◆ Recorded information ◆
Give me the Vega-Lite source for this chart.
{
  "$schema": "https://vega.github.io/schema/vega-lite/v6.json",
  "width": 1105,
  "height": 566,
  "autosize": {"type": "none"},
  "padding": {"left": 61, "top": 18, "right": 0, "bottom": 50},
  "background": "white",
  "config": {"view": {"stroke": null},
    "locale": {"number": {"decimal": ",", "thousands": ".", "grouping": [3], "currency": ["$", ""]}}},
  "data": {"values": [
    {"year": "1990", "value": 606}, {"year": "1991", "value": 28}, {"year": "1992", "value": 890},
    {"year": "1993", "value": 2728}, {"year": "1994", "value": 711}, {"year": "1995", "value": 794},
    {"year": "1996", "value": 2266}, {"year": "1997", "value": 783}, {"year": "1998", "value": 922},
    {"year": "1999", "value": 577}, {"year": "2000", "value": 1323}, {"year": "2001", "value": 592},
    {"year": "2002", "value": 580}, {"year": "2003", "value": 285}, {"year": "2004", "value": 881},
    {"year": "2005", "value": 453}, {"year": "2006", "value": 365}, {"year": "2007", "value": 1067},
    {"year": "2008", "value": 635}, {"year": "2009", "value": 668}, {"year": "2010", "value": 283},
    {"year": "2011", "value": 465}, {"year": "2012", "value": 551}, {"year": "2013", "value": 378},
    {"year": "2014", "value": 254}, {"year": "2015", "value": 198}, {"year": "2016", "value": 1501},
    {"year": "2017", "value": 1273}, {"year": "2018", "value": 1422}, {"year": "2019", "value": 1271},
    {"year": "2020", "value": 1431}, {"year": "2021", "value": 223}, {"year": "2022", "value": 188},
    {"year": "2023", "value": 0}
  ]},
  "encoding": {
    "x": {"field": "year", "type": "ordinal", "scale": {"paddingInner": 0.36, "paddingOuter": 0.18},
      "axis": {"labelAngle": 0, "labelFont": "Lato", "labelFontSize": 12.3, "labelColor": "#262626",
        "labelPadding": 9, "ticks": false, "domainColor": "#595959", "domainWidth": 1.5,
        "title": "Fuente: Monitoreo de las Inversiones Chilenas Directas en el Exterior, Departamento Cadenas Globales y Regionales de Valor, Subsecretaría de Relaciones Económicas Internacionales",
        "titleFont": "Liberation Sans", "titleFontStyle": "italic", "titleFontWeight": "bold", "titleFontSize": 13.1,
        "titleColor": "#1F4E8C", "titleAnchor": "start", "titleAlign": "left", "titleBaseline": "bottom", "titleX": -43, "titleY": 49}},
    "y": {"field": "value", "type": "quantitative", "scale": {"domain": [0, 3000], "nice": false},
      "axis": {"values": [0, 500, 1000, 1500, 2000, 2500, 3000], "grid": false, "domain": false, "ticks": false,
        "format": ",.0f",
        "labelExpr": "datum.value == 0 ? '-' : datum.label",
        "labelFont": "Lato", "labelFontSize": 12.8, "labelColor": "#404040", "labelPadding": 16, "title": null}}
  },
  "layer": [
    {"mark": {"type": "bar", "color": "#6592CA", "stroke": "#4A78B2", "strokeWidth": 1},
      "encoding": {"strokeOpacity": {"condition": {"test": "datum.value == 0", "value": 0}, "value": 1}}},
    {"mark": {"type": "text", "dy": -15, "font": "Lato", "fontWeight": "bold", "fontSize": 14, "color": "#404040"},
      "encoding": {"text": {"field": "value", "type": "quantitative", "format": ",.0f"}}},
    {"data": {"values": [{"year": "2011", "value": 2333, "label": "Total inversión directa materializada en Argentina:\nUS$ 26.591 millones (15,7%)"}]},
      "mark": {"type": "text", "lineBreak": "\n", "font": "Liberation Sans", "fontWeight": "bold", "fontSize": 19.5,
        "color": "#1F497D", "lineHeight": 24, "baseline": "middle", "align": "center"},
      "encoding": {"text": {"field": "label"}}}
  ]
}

◆ What the exercise asks ◆
Your task is to quote all of the data word for word.

◆ Answer ◆
Give me the Vega-Lite source for this chart.
{
  "$schema": "https://vega.github.io/schema/vega-lite/v6.json",
  "width": 1105,
  "height": 566,
  "autosize": {"type": "none"},
  "padding": {"left": 61, "top": 18, "right": 0, "bottom": 50},
  "background": "white",
  "config": {"view": {"stroke": null},
    "locale": {"number": {"decimal": ",", "thousands": ".", "grouping": [3], "currency": ["$", ""]}}},
  "data": {"values": [
    {"year": "1990", "value": 606}, {"year": "1991", "value": 28}, {"year": "1992", "value": 890},
    {"year": "1993", "value": 2728}, {"year": "1994", "value": 711}, {"year": "1995", "value": 794},
    {"year": "1996", "value": 2266}, {"year": "1997", "value": 783}, {"year": "1998", "value": 922},
    {"year": "1999", "value": 577}, {"year": "2000", "value": 1323}, {"year": "2001", "value": 592},
    {"year": "2002", "value": 580}, {"year": "2003", "value": 285}, {"year": "2004", "value": 881},
    {"year": "2005", "value": 453}, {"year": "2006", "value": 365}, {"year": "2007", "value": 1067},
    {"year": "2008", "value": 635}, {"year": "2009", "value": 668}, {"year": "2010", "value": 283},
    {"year": "2011", "value": 465}, {"year": "2012", "value": 551}, {"year": "2013", "value": 378},
    {"year": "2014", "value": 254}, {"year": "2015", "value": 198}, {"year": "2016", "value": 1501},
    {"year": "2017", "value": 1273}, {"year": "2018", "value": 1422}, {"year": "2019", "value": 1271},
    {"year": "2020", "value": 1431}, {"year": "2021", "value": 223}, {"year": "2022", "value": 188},
    {"year": "2023", "value": 0}
  ]},
  "encoding": {
    "x": {"field": "year", "type": "ordinal", "scale": {"paddingInner": 0.36, "paddingOuter": 0.18},
      "axis": {"labelAngle": 0, "labelFont": "Lato", "labelFontSize": 12.3, "labelColor": "#262626",
        "labelPadding": 9, "ticks": false, "domainColor": "#595959", "domainWidth": 1.5,
        "title": "Fuente: Monitoreo de las Inversiones Chilenas Directas en el Exterior, Departamento Cadenas Globales y Regionales de Valor, Subsecretaría de Relaciones Económicas Internacionales",
        "titleFont": "Liberation Sans", "titleFontStyle": "italic", "titleFontWeight": "bold", "titleFontSize": 13.1,
        "titleColor": "#1F4E8C", "titleAnchor": "start", "titleAlign": "left", "titleBaseline": "bottom", "titleX": -43, "titleY": 49}},
    "y": {"field": "value", "type": "quantitative", "scale": {"domain": [0, 3000], "nice": false},
      "axis": {"values": [0, 500, 1000, 1500, 2000, 2500, 3000], "grid": false, "domain": false, "ticks": false,
        "format": ",.0f",
        "labelExpr": "datum.value == 0 ? '-' : datum.label",
        "labelFont": "Lato", "labelFontSize": 12.8, "labelColor": "#404040", "labelPadding": 16, "title": null}}
  },
  "layer": [
    {"mark": {"type": "bar", "color": "#6592CA", "stroke": "#4A78B2", "strokeWidth": 1},
      "encoding": {"strokeOpacity": {"condition": {"test": "datum.value == 0", "value": 0}, "value": 1}}},
    {"mark": {"type": "text", "dy": -15, "font": "Lato", "fontWeight": "bold", "fontSize": 14, "color": "#404040"},
      "encoding": {"text": {"field": "value", "type": "quantitative", "format": ",.0f"}}},
    {"data": {"values": [{"year": "2011", "value": 2333, "label": "Total inversión directa materializada en Argentina:\nUS$ 26.591 millones (15,7%)"}]},
      "mark": {"type": "text", "lineBreak": "\n", "font": "Liberation Sans", "fontWeight": "bold", "fontSize": 19.5,
        "color": "#1F497D", "lineHeight": 24, "baseline": "middle", "align": "center"},
      "encoding": {"text": {"field": "label"}}}
  ]
}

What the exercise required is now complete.